Treasury eyes cheaper debt as Treasury bills rates dip

Central Bank of Kenya

The Central Bank of Kenya building in Nairobi. 

Photo credit: File | Nation Media Group

What you need to know:

  • The 364-day T-bills were last recorded at the current low in May 2011.
  • The interbank rate dropped to 1.68 percent on Friday from 2.36 percent the previous day.

The Treasury is eyeing cheaper money from the domestic market after interest rate on short-term securities dipped to a seven-year low following increased liquidity in the money market.

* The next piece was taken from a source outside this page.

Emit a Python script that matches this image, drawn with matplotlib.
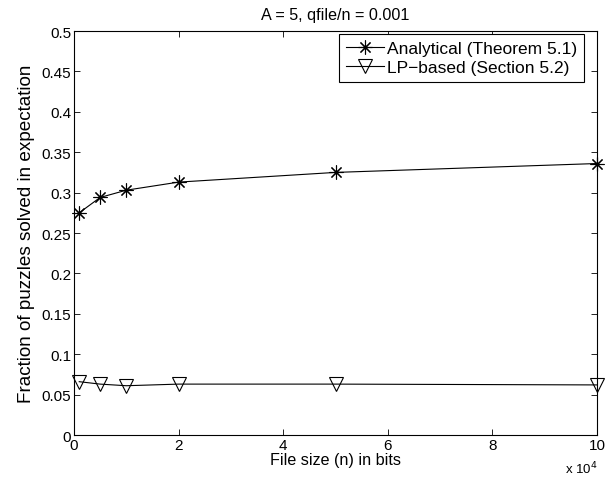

Central Bank of Kenya (CBK) data shows rates for 90,182 and 364-day Treasury bills fell to 6.27 per cent, 6.76 per cent and 7.7 per cent respectively in last week’s auction.

BIDS RECEIVED

The last time they fell this low for the three-month and six-month papers was in July 2013 at 5.76 percent and 6.48 per cent respectively

The 364-day T-bills were last recorded at the current low in May 2011.

In the week’s auction, the CBK received bids worth Sh85.96 billion against an advertised amount of Sh24 billion, representing a performance of 358.2 percent. The government accepted Sh46.22 billion.

Genghis Capital head of securities Kenneth Minjire said the high liquidity in the market had triggered an increased demand from investors and ushered in the lower yields.

The liquidity has also been kept high by the reduction of Cash Reserve Ratio (CRR) to 4.25 percent from 5.25 percent since March, which released Sh35.2 billion for commercial banks to support lending to borrowers during the Covid-19 pandemic.

Reports show that commercial banks’ excess reserves stood at Sh29.8 billion in relation to the 4.25 percent CRR last week.

The interbank rate dropped to 1.68 percent on Friday from 2.36 percent the previous day.

INVESTOR RUSH

“The downward trajectory in the interest rates is expected to continue because of the increased money in the market, which happens toward the end of fiscal year where there is more spending by government entities and banking institutions among other investors,” Mr Minjire said.

He added that the government will be benefiting for the next few months from the rush by the investors as returns on other investment avenues remain low.

“The stock market has been subdued and investors want to stay near cash-out possibilities because yields will be higher hopefully by towards the end of the year.

“The fixed income market will start to earn better yields,” he said.